In this section, we present simulation results with LLRs. For each average LLR, the results of 500 independent runs are used. In simulations, we assume that the $z_{k}$’s are jointly Gaussian with $K=50$ and $Q=2$. For comparisons, we consider the three node selection criteria: J-DAS (i.e., (18)), entropy-based DAS (i.e., (10)), and random selection.

For the first simulation, we assume that

$\displaystyle\bar{z}_{k;1}=A\cos\left(\frac{\pi}{10}(k-1)\right),\ \bar{z}_{k;2}=A\sin\left(\frac{\pi}{10}(k-1)\right),$

(26)

where $A>0$ is the amplitude of the mean signal. In addition, the covariance matrix of ${\bf z}$ under $\theta_{q}$ is given by

$$[{\bf R}_{q}]_{k,t}=\sigma^{2}(\rho_{q})^{|k-t|},\ k,t=1,\ldots,K,$$

(27)

where $\rho_{1}=\frac{3}{4}$ and $\rho_{2}=-\frac{3}{4}$, and $\sigma^{2}$ represents the noise variance. The signal-to-noise ratio (SNR) is defined as ${\sf SNR}=\frac{A^{2}}{2\sigma^{2}}$. In Fig. 2, the average LLR is shown as a function of iterations. When $\theta_{1}$ is correct, it is shown that the LLR increases with the number of samples or iterations. Clearly, the performance of J-DAS outperforms those of entropy-based DAS and random selection. In other words, when a decision is made with a small number of iterations or samples in distributed detection, J-DAS can help provide reliable outcomes compared to the others.

It is interesting to see that the entropy-based DAS does not provide a good performance in distributed detection as shown in Fig. 2. The entropy-based DAS is to choose the node that has the most uncorrelated measurement as shown in (10). In fact, such a measurement needs not contribute to maximizing the difference between the hypotheses.

For the next simulation, we consider the case of iid measurements. That is, ${\bf R}_{q}=\sigma^{2}{\bf I}$ for all $q\in\{1,2\}$. In addition, it is assumed that $\bar{z}_{k;1}=A$ and $\bar{z}_{k;2}=-A$ for all $k$. As mentioned earlier, in this case, the performance is independent of the uploading order, which can be confirmed by the results in Fig. 3.

In this paper, the notion of DAS has been exploited to provide a good performance of distributed detection in WSN with a smaller number of sensors that upload their measurements.
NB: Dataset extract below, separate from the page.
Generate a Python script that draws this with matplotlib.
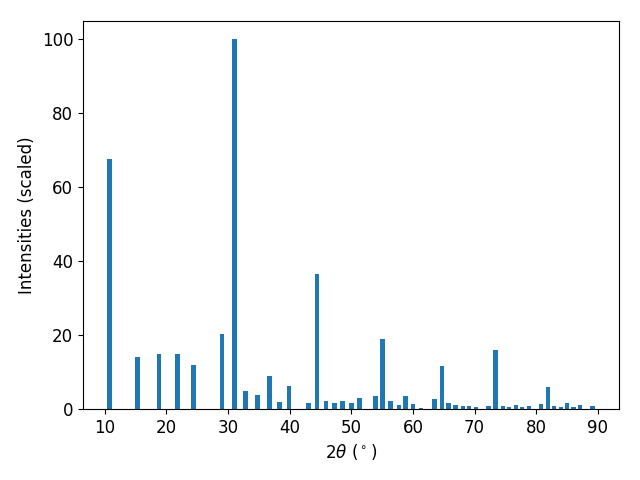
import numpy as np
import matplotlib
matplotlib.use('Agg')
import matplotlib.pyplot as plt

two_theta = [10.78, 15.3, 18.8, 21.8, 24.4, 29.0, 31.0, 32.8, 34.8, 36.7,
             38.3, 39.9, 43.0, 44.4, 45.9, 47.3, 48.6, 50.0, 51.3, 53.9,
             55.1, 56.4, 57.7, 58.8, 60.0, 61.3, 63.5, 64.7, 65.8, 66.9,
             68.1, 69.1, 70.2, 72.3, 73.4, 74.6, 75.6, 76.7, 77.7, 78.8,
             80.8, 81.9, 82.9, 84.0, 85.0, 86.0, 87.1, 89.1]
intensity = [67.7, 14.1, 14.9, 14.9, 11.9, 20.3, 100.0, 4.9, 3.8, 8.9,
             1.9, 6.2, 1.6, 36.5, 2.2, 1.6, 2.1, 1.6, 3.0, 3.5,
             19.0, 2.1, 1.1, 3.5, 1.4, 0.3, 2.7, 11.7, 1.6, 1.1,
             0.8, 0.8, 0.5, 0.8, 16.0, 0.8, 0.5, 1.1, 0.5, 0.8,
             1.4, 5.9, 0.8, 0.5, 1.6, 0.5, 1.1, 0.8]

plt.rcParams['font.size'] = 12
fig, ax = plt.subplots(figsize=(6.4, 4.8), dpi=100)
ax.bar(two_theta, intensity, width=0.75, color='#1f77b4')
ax.set_xlabel(r'$2\theta$ ($^\circ$)')
ax.set_ylabel('Intensities (scaled)')
fig.subplots_adjust(left=83/640, right=619/640, top=1-21/480, bottom=1-409/480)
fig.savefig('out.png')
In particular, a J-divergence based node selection criterion was proposed for DAS, which was referred to as J-DAS, so that the measurement from the next node can maximize LLR. From simulation results, it was shown that LLR increased rapidly as the number of iterations increased when J-DAS was employed.

There would be a number of further research topics. Among those, as in [17], the application of J-DAS to distributed machine learning for classification is interesting. The performance analysis of J-DAS would also be another topic to be studied in the future.